閲覧室の中でやっているというので、スタジオとかでやっているのとまた違う雰囲気ですよね。
【工 藤】
そうですね。紫波町図書館がいい雰囲気だというのは、たぶん天井の高いフロアがあるからじゃないかなと思うんです。確かに他の図書館でも、木造りで吹き抜けのところもありますが、紫波町ほど天井が高くはないんじゃないかなと。すごくいい雰囲気だと思いますね。
そうすると「本を読むだけではちょっと勿体ないな」とみんなが思い始めるわけです。「夜のとしょかん」の第2回目に、星のお話をしてもらったんですが、その時にジャズシンガーの方が飛び入りで、宮沢賢治の星巡りの歌っていうのを、アカペラで歌ってくださったんです。すごく音響がよくて、紫波町情報交流館には音楽スタジオもあるけど、ここの一般フロアに一番音響効果があることが分かりました。ぜひ音楽イベントも何かできればいいなと思っています。
つながりはどこから
そういう方はどこから見つけているのでしょうか?
【工 藤】
やっぱりそれぞれのつながりですね。司書の企画会議の時に、どんなテーマで「夜のとしょかん」をやろうかという話が浮かんで、だいたいその時の季節にあったものをテーマに選ぼうと試みますが、必ずしもそうならない。予算の都合上、来てくれる人が誰かということになりますので。謝礼はお渡ししていますが、交通費程度です。私が最初に考えたときは、謝礼のいらない役場の部長級とかに行政のお話をもっとざっくばらんにしてもらおうかなと思ったのですが、初回から結構全然違うゲストスピーカーをお招きしました。
そこから様々な繋がりが生まれてきて、農業支援にも取り組まれて、かなり苦労されたのではないでしょうか。
【工 藤】
そうですね。ビジネス支援というものにずっと紫波町も取り組んでいて、そういうことで山崎さんをアドバイザーにというお話だったときいています。ただ実際に初めての図書館ですので、立ち上げるのが精一杯だったんですよ。だから最初からビジネス支援に取り組むっていうのはどうなのか、内部の反対意見もあり、出来るのか出来ないのかっていうところでしたが、半年後は農業支援が始動しました。

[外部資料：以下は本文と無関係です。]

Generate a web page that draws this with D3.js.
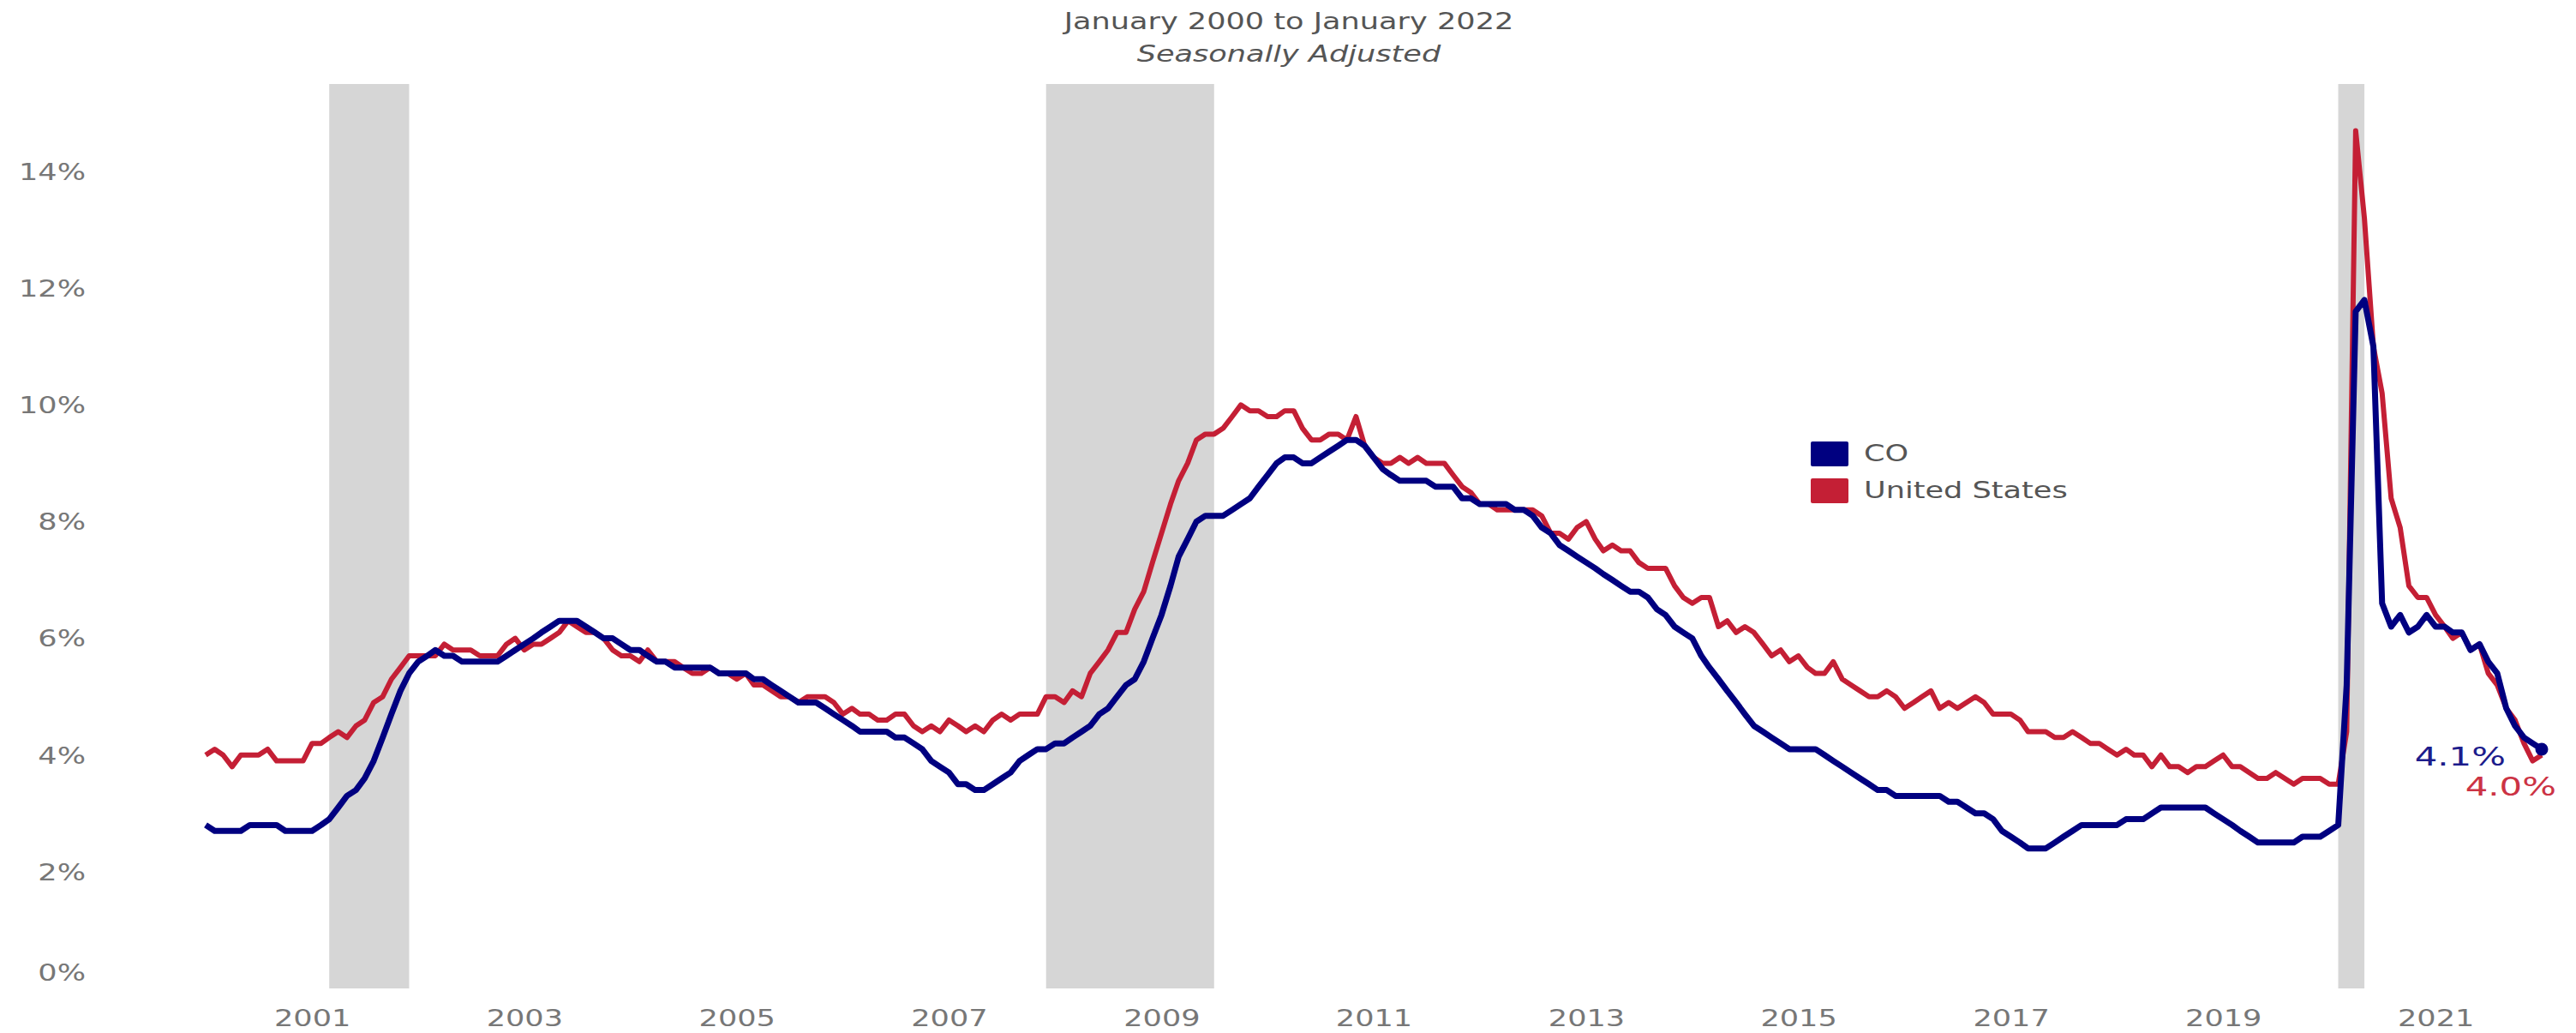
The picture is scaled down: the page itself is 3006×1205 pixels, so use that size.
<!DOCTYPE html>
<html>
<head>
<meta charset="utf-8">
<title>Unemployment Rate CO vs US</title>
<script src="https://d3js.org/d3.v7.min.js"></script>
<style>
  body { margin: 0; background: #fff; }
  text { font-family: "DejaVu Sans", sans-serif; }
</style>
</head>
<body>
<div id="chart"></div>
<script>
// monthly values, Jan 2000 .. Jan 2022 (one row per year)
let startMonth = "2000-01"

let coRate = [
  2.8, 2.7, 2.7, 2.7, 2.7, 2.8, 2.8, 2.8, 2.8, 2.7, 2.7, 2.7,
  2.7, 2.8, 2.9, 3.1, 3.3, 3.4, 3.6, 3.9, 4.3, 4.7, 5.1, 5.4,
  5.6, 5.7, 5.8, 5.7, 5.7, 5.6, 5.6, 5.6, 5.6, 5.6, 5.7, 5.8,
  5.9, 6.0, 6.1, 6.2, 6.3, 6.3, 6.3, 6.2, 6.1, 6.0, 6.0, 5.9,
  5.8, 5.8, 5.7, 5.6, 5.6, 5.5, 5.5, 5.5, 5.5, 5.5, 5.4, 5.4,
  5.4, 5.4, 5.3, 5.3, 5.2, 5.1, 5.0, 4.9, 4.9, 4.9, 4.8, 4.7,
  4.6, 4.5, 4.4, 4.4, 4.4, 4.4, 4.3, 4.3, 4.2, 4.1, 3.9, 3.8,
  3.7, 3.5, 3.5, 3.4, 3.4, 3.5, 3.6, 3.7, 3.9, 4.0, 4.1, 4.1,
  4.2, 4.2, 4.3, 4.4, 4.5, 4.7, 4.8, 5.0, 5.2, 5.3, 5.6, 6.0,
  6.4, 6.9, 7.4, 7.7, 8.0, 8.1, 8.1, 8.1, 8.2, 8.3, 8.4, 8.6,
  8.8, 9.0, 9.1, 9.1, 9.0, 9.0, 9.1, 9.2, 9.3, 9.4, 9.4, 9.3,
  9.1, 8.9, 8.8, 8.7, 8.7, 8.7, 8.7, 8.6, 8.6, 8.6, 8.4, 8.4,
  8.3, 8.3, 8.3, 8.3, 8.2, 8.2, 8.1, 7.9, 7.8, 7.6, 7.5, 7.4,
  7.3, 7.2, 7.1, 7.0, 6.9, 6.8, 6.8, 6.7, 6.5, 6.4, 6.2, 6.1,
  6.0, 5.7, 5.5, 5.3, 5.1, 4.9, 4.7, 4.5, 4.4, 4.3, 4.2, 4.1,
  4.1, 4.1, 4.1, 4.0, 3.9, 3.8, 3.7, 3.6, 3.5, 3.4, 3.4, 3.3,
  3.3, 3.3, 3.3, 3.3, 3.3, 3.2, 3.2, 3.1, 3.0, 3.0, 2.9, 2.7,
  2.6, 2.5, 2.4, 2.4, 2.4, 2.5, 2.6, 2.7, 2.8, 2.8, 2.8, 2.8,
  2.8, 2.9, 2.9, 2.9, 3.0, 3.1, 3.1, 3.1, 3.1, 3.1, 3.1, 3.0,
  2.9, 2.8, 2.7, 2.6, 2.5, 2.5, 2.5, 2.5, 2.5, 2.6, 2.6, 2.6,
  2.7, 2.8, 5.2, 11.6, 11.8, 11.0, 6.6, 6.2, 6.4, 6.1, 6.2, 6.4,
  6.2, 6.2, 6.1, 6.1, 5.8, 5.9, 5.6, 5.4, 4.8, 4.5, 4.3, 4.2,
  4.1
]

let usRate = [
  4.0, 4.1, 4.0, 3.8, 4.0, 4.0, 4.0, 4.1, 3.9, 3.9, 3.9, 3.9,
  4.2, 4.2, 4.3, 4.4, 4.3, 4.5, 4.6, 4.9, 5.0, 5.3, 5.5, 5.7,
  5.7, 5.7, 5.7, 5.9, 5.8, 5.8, 5.8, 5.7, 5.7, 5.7, 5.9, 6.0,
  5.8, 5.9, 5.9, 6.0, 6.1, 6.3, 6.2, 6.1, 6.1, 6.0, 5.8, 5.7,
  5.7, 5.6, 5.8, 5.6, 5.6, 5.6, 5.5, 5.4, 5.4, 5.5, 5.4, 5.4,
  5.3, 5.4, 5.2, 5.2, 5.1, 5.0, 5.0, 4.9, 5.0, 5.0, 5.0, 4.9,
  4.7, 4.8, 4.7, 4.7, 4.6, 4.6, 4.7, 4.7, 4.5, 4.4, 4.5, 4.4,
  4.6, 4.5, 4.4, 4.5, 4.4, 4.6, 4.7, 4.6, 4.7, 4.7, 4.7, 5.0,
  5.0, 4.9, 5.1, 5.0, 5.4, 5.6, 5.8, 6.1, 6.1, 6.5, 6.8, 7.3,
  7.8, 8.3, 8.7, 9.0, 9.4, 9.5, 9.5, 9.6, 9.8, 10.0, 9.9, 9.9,
  9.8, 9.8, 9.9, 9.9, 9.6, 9.4, 9.4, 9.5, 9.5, 9.4, 9.8, 9.3,
  9.1, 9.0, 9.0, 9.1, 9.0, 9.1, 9.0, 9.0, 9.0, 8.8, 8.6, 8.5,
  8.3, 8.3, 8.2, 8.2, 8.2, 8.2, 8.2, 8.1, 7.8, 7.8, 7.7, 7.9,
  8.0, 7.7, 7.5, 7.6, 7.5, 7.5, 7.3, 7.2, 7.2, 7.2, 6.9, 6.7,
  6.6, 6.7, 6.7, 6.2, 6.3, 6.1, 6.2, 6.1, 5.9, 5.7, 5.8, 5.6,
  5.7, 5.5, 5.4, 5.4, 5.6, 5.3, 5.2, 5.1, 5.0, 5.0, 5.1, 5.0,
  4.8, 4.9, 5.0, 5.1, 4.8, 4.9, 4.8, 4.9, 5.0, 4.9, 4.7, 4.7,
  4.7, 4.6, 4.4, 4.4, 4.4, 4.3, 4.3, 4.4, 4.3, 4.2, 4.2, 4.1,
  4.0, 4.1, 4.0, 4.0, 3.8, 4.0, 3.8, 3.8, 3.7, 3.8, 3.8, 3.9,
  4.0, 3.8, 3.8, 3.7, 3.6, 3.6, 3.7, 3.6, 3.5, 3.6, 3.6, 3.6,
  3.5, 3.5, 4.4, 14.7, 13.2, 11.0, 10.2, 8.4, 7.9, 6.9, 6.7, 6.7,
  6.4, 6.2, 6.0, 6.1, 5.8, 5.9, 5.4, 5.2, 4.8, 4.6, 4.2, 3.9,
  4.0
]

// recessions: first and last month
let recessions = [["2001-03", "2001-11"], ["2007-12", "2009-06"], ["2020-02", "2020-04"]]

let yTicks = [0, 2, 4, 6, 8, 10, 12, 14]
let xTickYears = [2001, 2003, 2005, 2007, 2009, 2011, 2013, 2015, 2017, 2019, 2021]
let seriesNames = ["CO", "United States"]
let titleText = "January 2000 to January 2022"
let subtitleText = "Seasonally Adjusted"

let W = 3006, H = 1205
let coColor = "#000080", usColor = "#c41f35"
let stretchX = 1.35   // text in the picture is drawn wide

let parseMonth = d3.timeParse("%Y-%m")
let first = parseMonth(startMonth)
let months = d3.timeMonth.range(first, d3.timeMonth.offset(first, coRate.length))

let svg = d3.select("#chart")
    .append("svg")
      .attr("width", W)
      .attr("height", H)

let x = d3.scaleTime()
    .domain([months[0], months[months.length - 1]])
    .range([240, 2966])

let y = d3.scaleLinear()
    .domain([0, 15.5])
    .range([1153, 98])

function stretch(sel) {
  sel.each(function() {
    let w = this.getComputedTextLength()
    d3.select(this)
      .attr("textLength", w * stretchX)
      .attr("lengthAdjust", "spacingAndGlyphs")
  })
}

// recession bands
svg.selectAll("rect.band")
  .data(recessions)
  .enter()
  .append("rect")
    .attr("class", "band")
    .attr("x", d => x(parseMonth(d[0])))
    .attr("width", d => x(d3.timeMonth.offset(parseMonth(d[1]), 1)) - x(parseMonth(d[0])))
    .attr("y", y(15.5))
    .attr("height", y(0) - y(15.5))
    .attr("fill", "#d6d6d6")

// axes
let yAxis = svg.append("g")
    .attr("transform", "translate(100,0)")
    .call(d3.axisLeft(y).tickValues(yTicks).tickSize(0).tickPadding(0).tickFormat(d => d + "%"))
yAxis.select(".domain").remove()
yAxis.selectAll("text")
    .attr("font-family", "DejaVu Sans")
    .attr("font-size", 26)
    .attr("fill", "#777")
    .attr("dy", d => d === 0 ? "-0.38em" : "0.36em")
    .call(stretch)

let xAxis = svg.append("g")
    .attr("transform", "translate(0," + y(0) + ")")
    .call(d3.axisBottom(x)
      .tickValues(xTickYears.map(yr => new Date(yr, 0, 1)))
      .tickFormat(d3.timeFormat("%Y"))
      .tickSize(0)
      .tickPadding(26))
xAxis.select(".domain").remove()
xAxis.selectAll("text")
    .attr("font-family", "DejaVu Sans")
    .attr("font-size", 26)
    .attr("fill", "#777")
    .call(stretch)

// lines
let line = d3.line()
    .x((d, i) => x(months[i]))
    .y(d => y(d))

svg.append("path")
    .datum(usRate)
    .attr("d", line)
    .attr("fill", "none")
    .attr("stroke", usColor)
    .attr("stroke-width", 6)
    .attr("stroke-linejoin", "round")

svg.append("path")
    .datum(coRate)
    .attr("d", line)
    .attr("fill", "none")
    .attr("stroke", coColor)
    .attr("stroke-width", 7)
    .attr("stroke-linejoin", "round")

let last = months.length - 1
svg.append("circle")
    .attr("cx", x(months[last]))
    .attr("cy", y(coRate[last]))
    .attr("r", 7.5)
    .attr("fill", coColor)

// end labels
let fmt = d3.format(".1f")
svg.append("text")
    .attr("x", x(months[last]) - 42)
    .attr("y", y(coRate[last]) + 19)
    .attr("text-anchor", "end")
    .attr("font-size", 31)
    .attr("fill", "#1c1c8c")
    .text(fmt(coRate[last]) + "%")
    .call(stretch)

svg.append("text")
    .attr("x", x(months[last]) + 17)
    .attr("y", y(usRate[last]) + 47)
    .attr("text-anchor", "end")
    .attr("font-size", 31)
    .attr("fill", "#cc3344")
    .text(fmt(usRate[last]) + "%")
    .call(stretch)

// title
svg.append("text")
    .attr("x", 1504)
    .attr("y", 34)
    .attr("text-anchor", "middle")
    .attr("font-size", 26)
    .attr("fill", "#555")
    .text(titleText)
    .call(stretch)

svg.append("text")
    .attr("x", 1504)
    .attr("y", 72)
    .attr("text-anchor", "middle")
    .attr("font-size", 26)
    .attr("font-style", "italic")
    .attr("fill", "#555")
    .text(subtitleText)
    .call(stretch)

// legend
let legend = svg.selectAll("g.legend")
  .data(seriesNames)
  .enter()
  .append("g")
    .attr("class", "legend")
    .attr("transform", (d, i) => "translate(2113," + (515 + i * 43) + ")")

legend.append("rect")
    .attr("width", 44)
    .attr("height", 29)
    .attr("rx", 2)
    .attr("fill", (d, i) => i === 0 ? coColor : usColor)

legend.append("text")
    .attr("x", 62)
    .attr("y", 23)
    .attr("font-size", 26)
    .attr("fill", "#555")
    .text(d => d)
    .call(stretch)
</script>
</body>
</html>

ここはベッドタウンですから、82.3%が昼間人口で、盛岡市や花巻市、北上市に通っています。ですが、食料自給率は170%で、周りがずっと田んぼですから農業の町です。なので、農業支援をするということは自然の流れだったと思います。忙しい時期でしたが、その時にやらなかったら、なかなか着手出来なかったと思います。最初は「なんで図書館でそんなことやるの?」という感じでしたが、当時の農林課長から色々アドバイスをいただいたり、隣に紫波マルシェという産直施設がありますよね。そこに200人くらいの組合員さんがいて、そういった農業関係者との交流を通じて、図書館の理解が徐々に生まれてきました。産直マルシェの他に町内には9箇所の産直がありますし、隣にJAいわて中央もあります。そういうところに司書が伺って企画をもちかけることによって、図書館で取り組んでいるということへの理解を少しずつ深めていただきました。